Bisnis.com, JAKARTA — Mahkamah Konstitusi (MK) mementahkan permohonan Persatuan Jaksa Indonesia ihwal pengujian materi UU No. 2/2014 tentang Perubahan atas UU No. 30/2004 tentang Jabatan Notaris.
Pangkal keberatan Persatuan Jaksa Indonesia (PJI) adalah Pasal 66 ayat (1) UU 2/2014. Pasal itu mengharuskan penyidik, jaksa penuntut umum, atau hakim untuk mendapatkan persetujuan Majelis Kehormatan Notaris (MKN) sebelum pengambilan fotokopi minuta akta dan pemanggilan notaris.
Minuta akta adalah akta asli yang mencantumkan tanda tangan para penghadap, saksi, dan notaris yang disimpan sebagai bagian dari protokol notaris. PJI sebagai organisasi profesi jaksa di seluruh Tanah Air merasa dirugikan pengakuan peran MKN dalam proses tersebut.
Bercermin dari kasus konkret, MKN dituding tidak menyetujui pemanggilan seorang notaris sebagai saksi dalam perkara dugaan pemberian keterangan palsu di Bareskrim Polri. Tanpa kehadiran saksi itu, jaksa peneliti Kejaksaan Agung terpaksa mengembalikan berkas penyidikan kepada Bareskrim karena perkara kurang alat bukti.
Meski berpijak pada kasus konkret, MK ogah mengabulkan permohonan PJI. Pasalnya, Pasal 66 ayat (1) UU 2/2014 pernah diuji oleh pemohon berbeda dan divonis dalam Putusan MK No. 22/PUU-XVII/2019.
Berdasarkan hukum acara MK, materi yang pernah digugat dapat diuji kembali asalkan pemohon baru menggunakan dasar konstitusionalitas berlainan.

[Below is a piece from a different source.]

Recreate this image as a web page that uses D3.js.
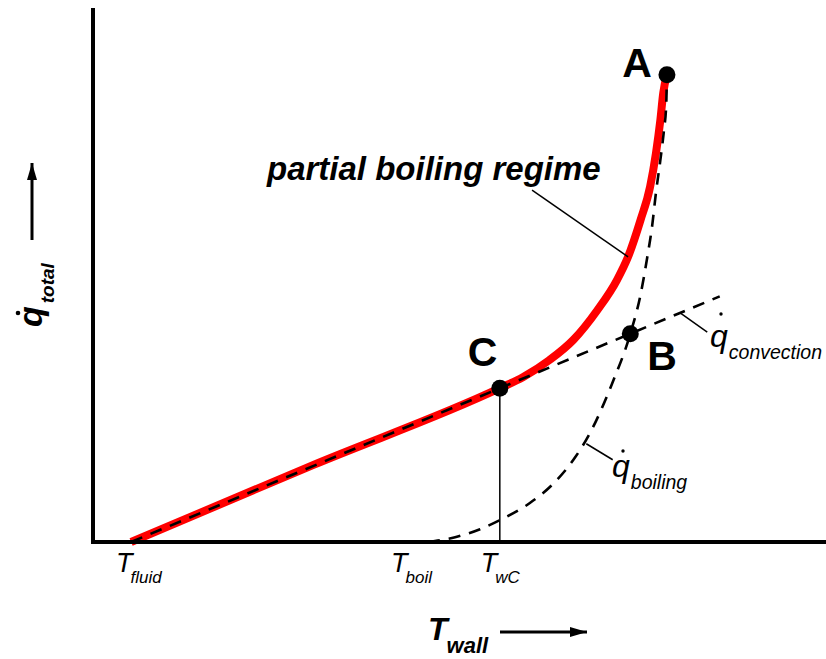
<!DOCTYPE html>
<html>
<head>
<meta charset="utf-8">
<script src="https://cdn.jsdelivr.net/npm/d3@7"></script>
<style>
  body { margin: 0; background: #fff; }
  svg { display: block; }
  text { font-family: "Liberation Sans", Arial, Helvetica, sans-serif; fill: #000; }
</style>
</head>
<body>
<svg id="chart" width="826" height="659"></svg>
<script>
// Wall temperature and heat flux, both in arbitrary units (0–100)
const convectionT = [5.2, 55.5, 73.3, 85.5];
const convectionQ = [0, 28.8, 39.0, 46.0];

const boilingT = [45.7, 49.4, 52.8, 55.5, 59.6, 63.0, 65.8, 67.8, 70.8, 73.3, 74.7, 75.6, 76.3, 76.8, 77.4, 77.9, 78.2, 78.3];
const boilingQ = [0, 0.9, 2.4, 4.1, 7.3, 11.2, 15.9, 20.4, 29.6, 39.0, 46.3, 53.2, 59.4, 65.4, 71.5, 77.2, 81.8, 87.5];

const totalT = [5.2, 30.0, 55.5, 58.7, 62.3, 65.5, 68.8, 71.5, 73.0, 74.7, 76.0, 76.8, 77.4, 77.8, 78.3];
const totalQ = [0, 14.4, 28.8, 30.9, 34.1, 37.8, 43.4, 49.1, 53.4, 60.3, 66.5, 72.8, 79.0, 84.1, 87.5];

const pointNames = ["A", "B", "C"];
const pointT = [78.3, 73.3, 55.5];
const pointQ = [87.5, 39.0, 28.8];

const tickSubs = ["fluid", "boil", "wC"];
const tickT = [5.2, 45.7, 55.5];

const svg = d3.select("#chart");
const x = d3.scaleLinear().domain([0, 100]).range([93, 826]);
const y = d3.scaleLinear().domain([0, 100]).range([542, 8]);

const line = d3.line().x(d => x(d[0])).y(d => y(d[1]));
const zip = (a, b) => a.map((v, i) => [v, b[i]]);

// total heat flux (red)
svg.append("path")
  .attr("d", line.curve(d3.curveMonotoneX)(zip(totalT, totalQ)))
  .attr("fill", "none").attr("stroke", "#ff0000").attr("stroke-width", 8);

// vertical marker at T_wC
svg.append("line")
  .attr("x1", x(pointT[2])).attr("x2", x(pointT[2]))
  .attr("y1", y(pointQ[2])).attr("y2", y(0))
  .attr("stroke", "#000").attr("stroke-width", 1.5);

// convection and boiling contributions (dashed)
svg.append("path")
  .attr("d", line.curve(d3.curveLinear)(zip(convectionT, convectionQ)))
  .attr("fill", "none").attr("stroke", "#000").attr("stroke-width", 2.6)
  .attr("stroke-dasharray", "12,9");
svg.append("path")
  .attr("d", line.curve(d3.curveMonotoneX)(zip(boilingT, boilingQ)))
  .attr("fill", "none").attr("stroke", "#000").attr("stroke-width", 2.6)
  .attr("stroke-dasharray", "12,9");

// axes
svg.append("line").attr("x1", x(0)).attr("x2", x(0)).attr("y1", y(100)).attr("y2", y(0) + 2)
  .attr("stroke", "#000").attr("stroke-width", 4);
svg.append("line").attr("x1", x(0)).attr("x2", x(100)).attr("y1", y(0)).attr("y2", y(0))
  .attr("stroke", "#000").attr("stroke-width", 4);

// labelled points
svg.selectAll("circle.pt").data(pointNames).join("circle")
  .attr("class", "pt")
  .attr("cx", (d, i) => x(pointT[i])).attr("cy", (d, i) => y(pointQ[i]))
  .attr("r", 8.5).attr("fill", "#000");
const ptOffset = { A: [-15, 2, "end"], B: [17, 36, "start"], C: [-32, -22, "start"] };
svg.selectAll("text.pt").data(pointNames).join("text")
  .attr("class", "pt")
  .attr("x", (d, i) => x(pointT[i]) + ptOffset[d][0])
  .attr("y", (d, i) => y(pointQ[i]) + ptOffset[d][1])
  .attr("text-anchor", d => ptOffset[d][2])
  .attr("font-size", 41).attr("font-weight", "bold")
  .text(d => d);

// temperature markers on the x axis
const tickDx = { fluid: -15, boil: -37, wC: -19 };
tickSubs.forEach((s, i) => {
  const t = svg.append("text")
    .attr("x", x(tickT[i]) + tickDx[s]).attr("y", 572)
    .attr("font-size", 27).attr("font-style", "italic");
  t.append("tspan").text("T");
  t.append("tspan").attr("dx", -2).attr("dy", 11).attr("font-size", 17).text(s);
});

// leader lines
const leader = (t1, q1, t2, q2) => svg.append("line")
  .attr("x1", x(t1)).attr("y1", y(q1)).attr("x2", x(t2)).attr("y2", y(q2))
  .attr("stroke", "#000").attr("stroke-width", 1.5);
leader(59.9, 65.9, 73.0, 53.4);
leader(80.1, 42.9, 83.8, 39.3);
leader(67.3, 18.4, 70.9, 15.4);

// regime label
svg.append("text")
  .attr("x", 267).attr("y", 180)
  .attr("font-size", 33).attr("font-weight", "bold").attr("font-style", "italic")
  .text("partial boiling regime");

// heat flux component labels (q with dot above)
function qLabel(px, py, sub, dotDy) {
  const t = svg.append("text").attr("x", px).attr("y", py)
    .attr("font-size", 32).attr("font-style", "italic");
  t.append("tspan").text("q");
  t.append("tspan").attr("dx", 1).attr("dy", 12).attr("font-size", 19.5).text(sub);
  svg.append("circle").attr("cx", px + 11).attr("cy", py - dotDy).attr("r", 1.7).attr("fill", "#000");
}
qLabel(710, 347, "convection", 33);
qLabel(612, 477, "boiling", 26);

// arrow helper: shaft plus filled head
function arrow(x1, y1, x2, y2) {
  svg.append("line").attr("x1", x1).attr("y1", y1).attr("x2", x2).attr("y2", y2)
    .attr("stroke", "#000").attr("stroke-width", 3);
  const a = Math.atan2(y2 - y1, x2 - x1), L = 17, W = 5;
  const bx = x2 - L * Math.cos(a), by = y2 - L * Math.sin(a);
  const nx = -Math.sin(a) * W, ny = Math.cos(a) * W;
  svg.append("path")
    .attr("d", `M${x2},${y2} L${bx + nx},${by + ny} L${bx - nx},${by - ny} Z`)
    .attr("fill", "#000");
}

// x axis title with arrow
const xt = svg.append("text").attr("x", 428).attr("y", 640)
  .attr("font-size", 32).attr("font-weight", "bold").attr("font-style", "italic");
xt.append("tspan").text("T");
xt.append("tspan").attr("dx", -1).attr("dy", 13).attr("font-size", 22).text("wall");
arrow(500, 632, 587, 632);

// y axis title with arrow
const yt = svg.append("g").attr("transform", "translate(42,327) rotate(-90)");
const ytt = yt.append("text").attr("x", 0).attr("y", 0)
  .attr("font-size", 34).attr("font-weight", "bold").attr("font-style", "italic");
ytt.append("tspan").text("q");
ytt.append("tspan").attr("dx", 3).attr("dy", 12).attr("font-size", 19).text("total");
svg.append("circle").attr("cx", 18).attr("cy", 313).attr("r", 2.3).attr("fill", "#000");
arrow(32, 240, 32, 163);
</script>
</body>
</html>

Menyadari hal tersebut, PJI mencantumkan tambahan argumentasi yakni Pasal 1 ayat (3) dan Pasal 28I ayat (1) UUD 1945.
Kendati demikian, MK memandang masalah konstitusionalitas permohonan PJI dengan gugatan sebelumnya tidak berbeda. Kedua pemohon sama-sama menyoal persetujuan MKN sebelum pengambilan fotokopi minuta akta dan pemanggilan notaris.
“Maka pertimbangan Mahkamah dalam pengujian Pasal 66 ayat (1) UU 2/2014 dalam Putusan MK No. 22/PUU-XVII/2019 dimaksud mutatis mutandis berlaku pula terhadap permohonan a quo,” kata Hakim Konstitusi Wahiduddin Adams saat membacakan pertimbangan Putusan MK No. 16/PUU-XVIII/2020 di Jakarta, Selasa (23/6/2020).

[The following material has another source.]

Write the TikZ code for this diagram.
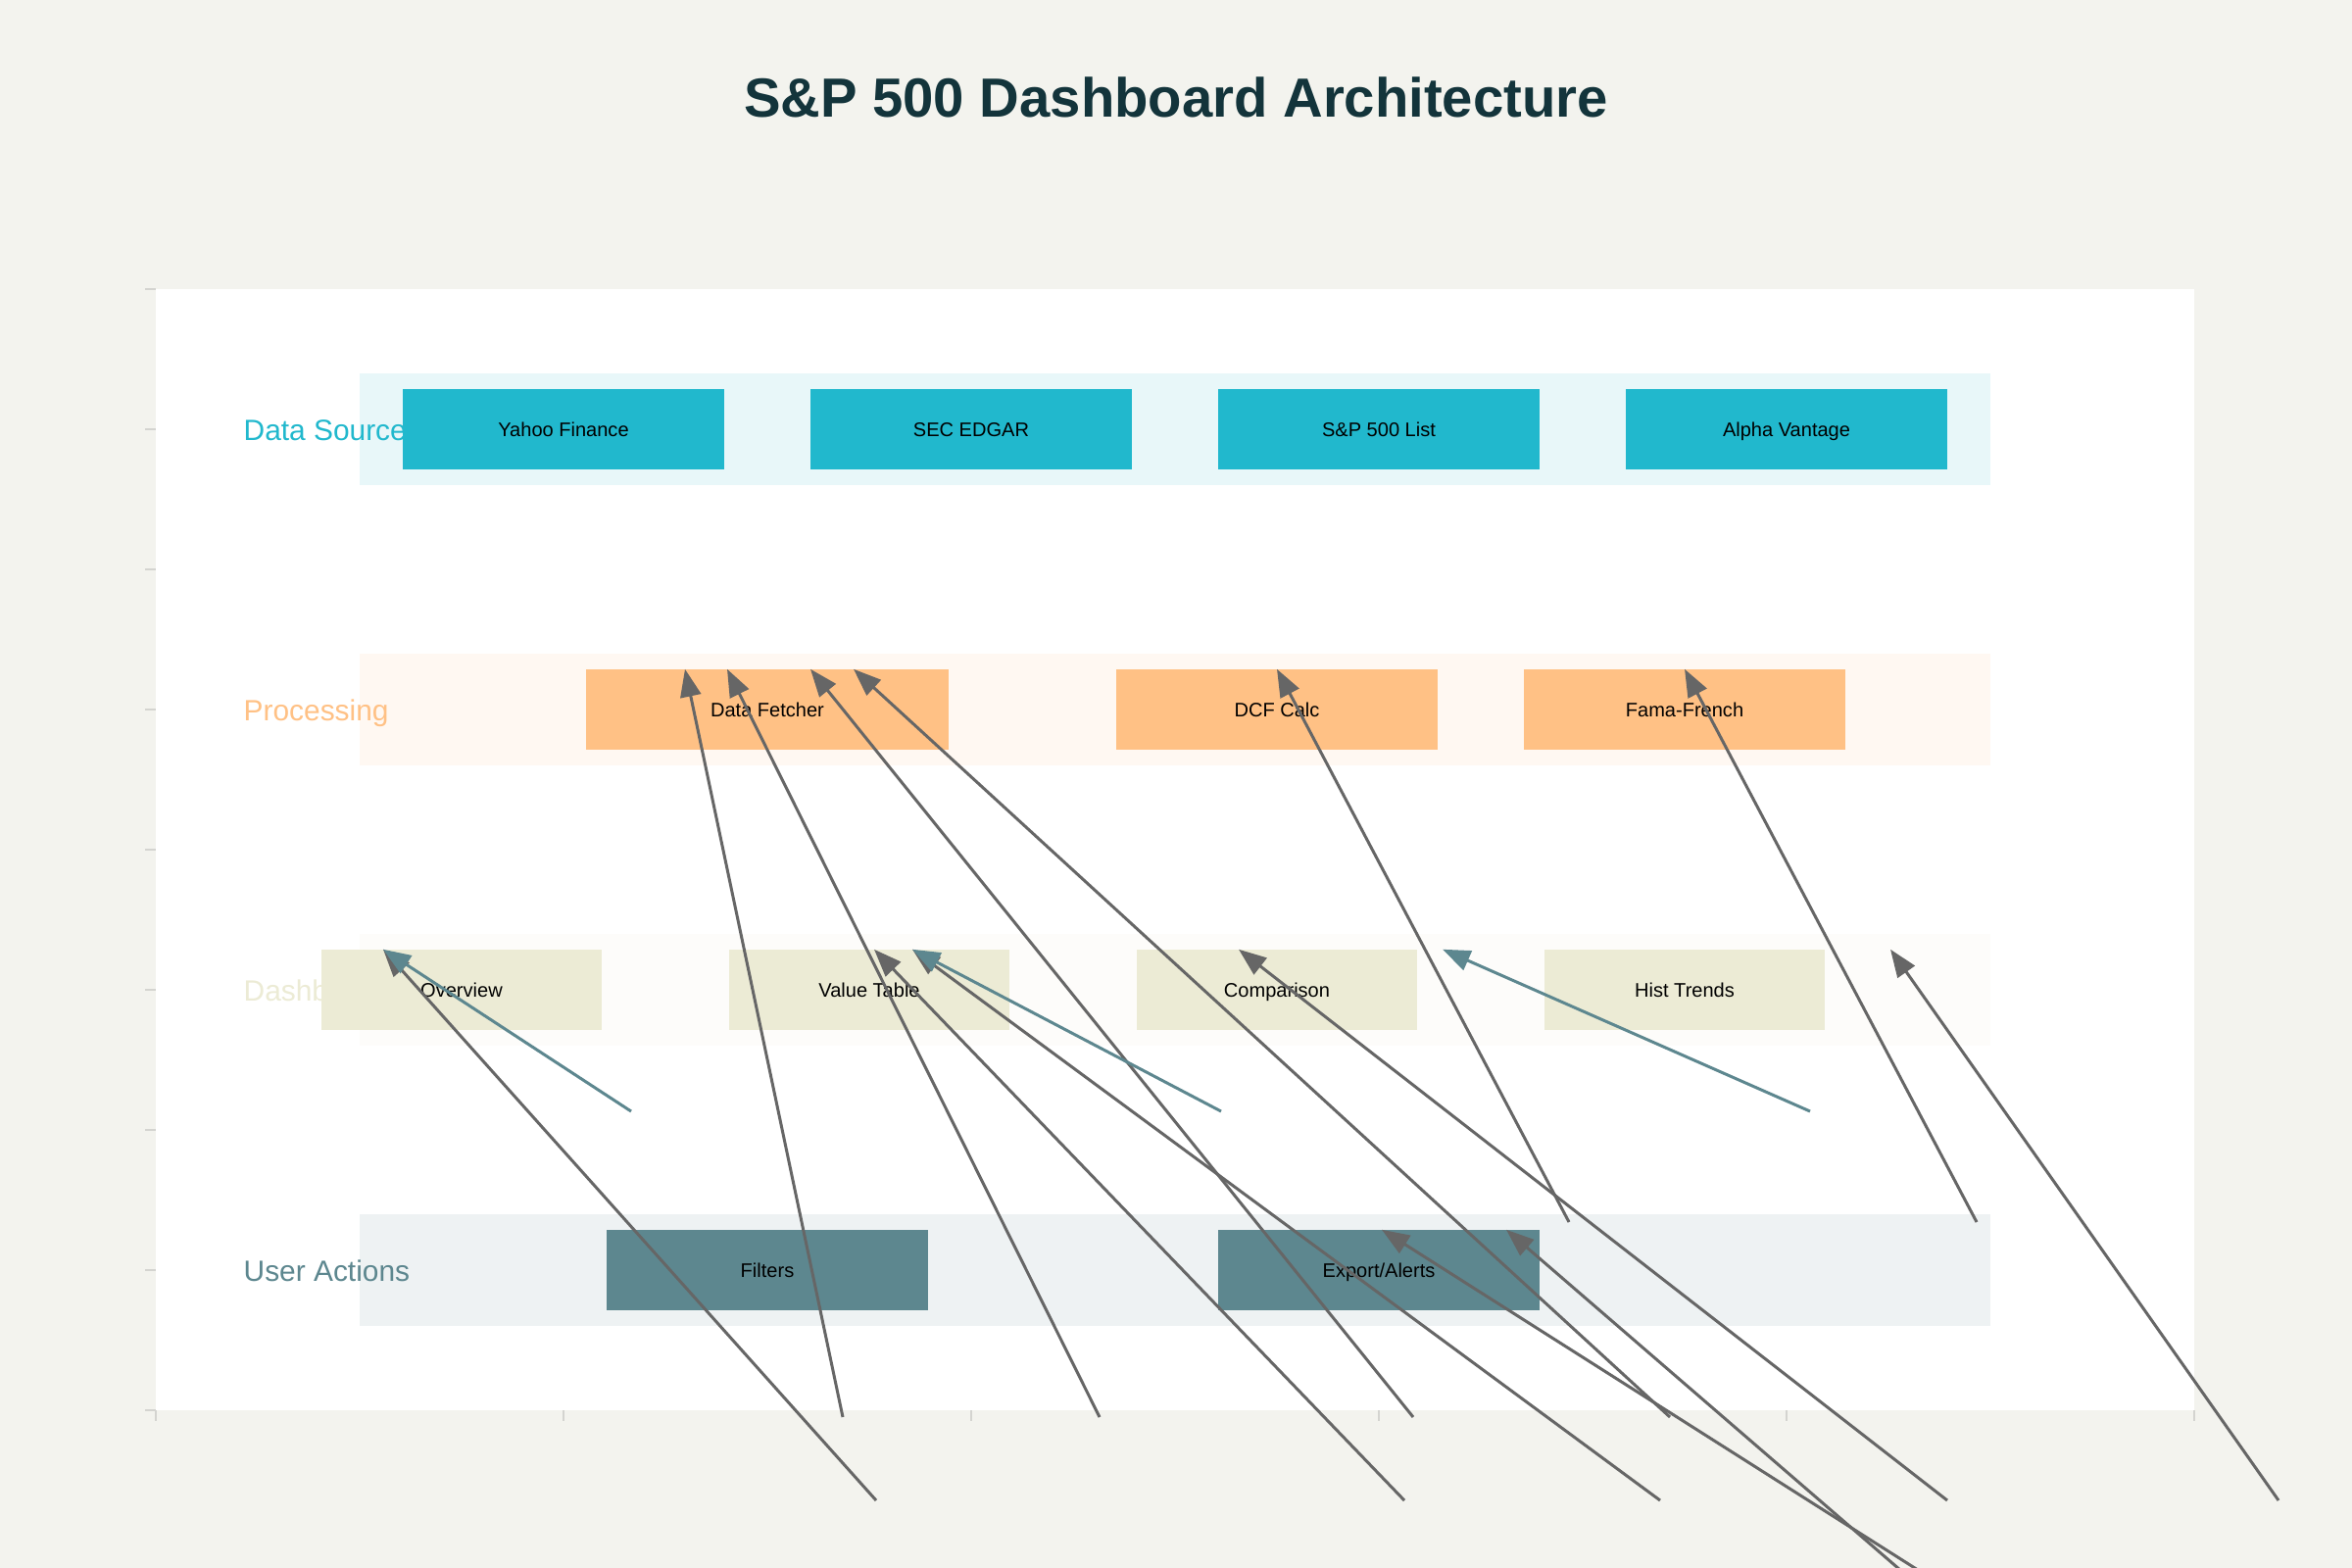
\documentclass[tikz,border=0pt]{standalone}
\usepackage{fontspec}
\setmainfont{Liberation Sans}
\usetikzlibrary{arrows.meta,calc}
\definecolor{paper}{HTML}{F3F3EE}
\definecolor{titlec}{HTML}{13343B}
\definecolor{srcc}{HTML}{21B8CD}
\definecolor{procc}{HTML}{FFC185}
\definecolor{dashc}{HTML}{ECEBD5}
\definecolor{userc}{HTML}{5D878F}
\definecolor{arrgray}{HTML}{666666}
\definecolor{tickc}{HTML}{D4D4D0}
\tikzset{
  band/.style={fill=#1, fill opacity=0.1, draw=none},
  lanelabel/.style={anchor=base west, inner sep=0pt, font=\fontsize{8.5pt}{10pt}\selectfont},
  boxbase/.style={draw=none, inner sep=0pt, minimum height=0.81cm, text height=4.1pt, text depth=0pt, font=\fontsize{5.7pt}{7pt}\selectfont, text=black},
  srcbox/.style={boxbase, fill=srcc, minimum width=3.27cm},
  procbox/.style={boxbase, fill=procc, minimum width=#1},
  dashbox/.style={boxbase, fill=dashc, minimum width=2.86cm},
  userbox/.style={boxbase, fill=userc, minimum width=3.27cm},
  grayarrow/.style={draw=arrgray, line width=0.85pt, -{Triangle[length=8pt,width=6pt]}},
  tealarrow/.style={draw=userc, line width=0.85pt, -{Triangle[length=8pt,width=6pt]}},
  tickmark/.style={draw=tickc, line width=0.45pt}
}
\begin{document}
\begin{tikzpicture}[x=0.01cm,y=-0.01cm]
\useasboundingbox (0,0) rectangle (2400,1600);
\clip (0,0) rectangle (2400,1600);
\fill[paper] (0,0) rectangle (2400,1600);
\fill[white] (159,295) rectangle (2239,1439);
% ticks
\foreach \k in {0,...,8} \draw[tickmark] (148,{295+143*\k}) -- (159,{295+143*\k});
\foreach \k in {0,...,5} \draw[tickmark] ({159+416*\k},1439) -- ({159+416*\k},1450);
% title
\node[text=titlec, font=\fontsize{16pt}{19pt}\selectfont\bfseries] (title) at (1200,99) {S\&P 500 Dashboard Architecture};
% bands
\fill[band=srcc] (367,381) rectangle (2031,495);
\fill[band=procc] (367,667) rectangle (2031,781);
\fill[band=dashc] (367,953) rectangle (2031,1067);
\fill[band=userc] (367,1239) rectangle (2031,1353);
% lane labels
\node[lanelabel, text=srcc] (lsrc) at (248,449) {Data Sources};
\node[lanelabel, text=procc] (lproc) at (248,735) {Processing};
\node[lanelabel, text=dashc] (ldash) at (248,1021) {Dashboard};
\node[lanelabel, text=userc] (luser) at (248,1307) {User Actions};
% boxes
\node[srcbox] (yahoo) at (575,438) {Yahoo Finance};
\node[srcbox] (sec) at (991,438) {SEC EDGAR};
\node[srcbox] (splist) at (1407,438) {S\&P 500 List};
\node[srcbox] (alpha) at (1823,438) {Alpha Vantage};
\node[procbox=3.70cm] (fetch) at (783,724) {Data Fetcher};
\node[procbox=3.27cm] (dcf) at (1303,724) {DCF Calc};
\node[procbox=3.27cm] (fama) at (1719,724) {Fama-French};
\node[dashbox] (overview) at (471,1010) {Overview};
\node[dashbox] (value) at (887,1010) {Value Table};
\node[dashbox] (compare) at (1303,1010) {Comparison};
\node[dashbox] (hist) at (1719,1010) {Hist Trends};
\node[userbox] (filters) at (783,1296) {Filters};
\node[userbox] (export) at (1407,1296) {Export/Alerts};
% tip coordinates
\coordinate (tf1) at ($(fetch.north)+(-84,0)$);
\coordinate (tf2) at ($(fetch.north)+(-41,0)$);
\coordinate (tf3) at ($(fetch.north)+(44,0)$);
\coordinate (tf4) at ($(fetch.north)+(88,0)$);
\coordinate (tdcf) at (dcf.north);
\coordinate (tfama) at (fama.north);
\coordinate (tov) at ($(overview.north)+(-80,0)$);
\coordinate (tv1) at ($(value.north)+(5,0)$);
\coordinate (tv2) at ($(value.north)+(44,0)$);
\coordinate (tcmp) at ($(compare.north)+(-39,0)$);
\coordinate (thr) at ($(hist.north)+(210,0)$);
\coordinate (thl) at ($(hist.north)+(-247,0)$);
\coordinate (te1) at ($(export.north)+(3,0)$);
\coordinate (te2) at ($(export.north)+(130,0)$);
% start coordinates
\coordinate (s1) at (860,1446);
\coordinate (s2) at (1122,1446);
\coordinate (s3) at (1442,1446);
\coordinate (s4) at (1704,1446);
\coordinate (s5) at (1601,1247);
\coordinate (s6) at (2017,1247);
\coordinate (s7) at (894,1531);
\coordinate (s8) at (1433,1531);
\coordinate (s9) at (1694,1531);
\coordinate (s10) at (1987,1531);
\coordinate (s11) at (2325,1531);
\coordinate (s12) at (1957,1602);
\coordinate (s13) at (1939,1602);
\coordinate (u1) at (644,1134);
\coordinate (u2) at (1246,1134);
\coordinate (u3) at (1847,1134);
% gray connectors
\draw[grayarrow] (s1) -- (tf1);
\draw[grayarrow] (s2) -- (tf2);
\draw[grayarrow] (s3) -- (tf3);
\draw[grayarrow] (s4) -- (tf4);
\draw[grayarrow] (s5) -- (tdcf);
\draw[grayarrow] (s6) -- (tfama);
\draw[grayarrow] (s7) -- (tov);
\draw[grayarrow] (s8) -- (tv1);
\draw[grayarrow] (s9) -- (tv2);
\draw[grayarrow] (s10) -- (tcmp);
\draw[grayarrow] (s11) -- (thr);
\draw[grayarrow] (s12) -- (te1);
\draw[grayarrow] (s13) -- (te2);
% teal connectors
\draw[tealarrow] (u1) -- (tov);
\draw[tealarrow] (u2) -- (tv2);
\draw[tealarrow] (u3) -- (thl);
\end{tikzpicture}
\end{document}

Selain PJI, pemohon dalam gugatan tersebut adalah empat jaksa Kejaksaan Agung. PJI diwakili oleh ketuanya, Setia Untung Arimuladi, yang saat ini berstatus Wakil Jaksa Agung RI.
Namun, MK menilai PJI dan tiga pemohon perorangan tidak memiliki kedudukan hukum dalam perkara tersebut. Hanya jaksa bernama Olivia Sembiring yang memiliki kedudukan hukum karena kerugian konstitusionalnya aktual dan spesifik.
Terkait kedudukan PJI, MK memandang tidak memenuhi ketentuan dalam Kitab Undang-undang Hukum Acara Pidana (KUHAP). Pasalnya, tidak semua jaksa berstatus sebagai penuntut hukum sehingga dirugikan dengan eksistensi Pasal 66 ayat (1) UU 2/2014.
“Mengadili, menolak permohonan pemohon II untuk selain dan selebihnya,” kata Ketua Majelis Hakim Konstitusi Anwar Usman saat membacakan amar putusan.